The F in SHIFT stands for Fit Body. It is a measure of physical well being. I am never really satisfied with my levels of physical fitness. Maybe that is because it is something that requires daily attention and takes time away from my intellectual pursuits which I much prefer. Am I ready physically for this adventure? I think so. I have packed the necessities … tooth brush and other tools for physical hygiene. Although I will miss my first few tap dancing classes, I did put in a pair of runners just in case a university campus has a fitness facility. I say that facetiously hoping they don’t and knowing they do. Any excuse for missing a work out that isn’t tap dancing or curling is worth hoping for in my world. I am armed with Yoga videos to maintain my flexibility and will TRY to walk everyday and because I will have kitchen facilities I am PLANNING on eating well … not out every night.
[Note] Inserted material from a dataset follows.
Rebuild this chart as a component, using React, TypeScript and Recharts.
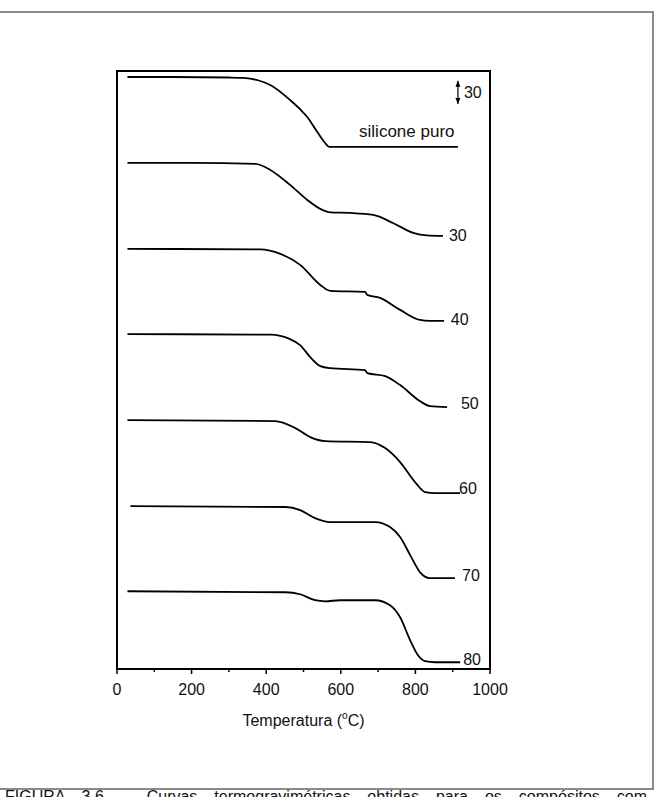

The T in SHIFT is for Trusting Soul. It is a measure of spiritual well being. Am I ready for this adventure spiritually? Yes. Firmly yes. All roads have lead to this adventure. At times it does feel beyond my control, that the universe is unfolding and that this will be my legacy. I am ready for that and willing to work as hard as I can to see that through. This opportunity is a gift to me that I will not squander. I am grateful for it. I intend to work hard to revive the PULSE dream of a world full of people who know how to be gentle and honest with each other, people who can use the tools of mediation to create wonderful relationships, people who recognize each other as whole and complete, where people take the time to honour each other with deep listening and careful consideration of other peoples thoughts, words and deeds in context, where people care about what they say, how they say it and the impact of their words on others. That is my personal vision and mission and this is another vehicle for me to accomplish these things on a larger scale.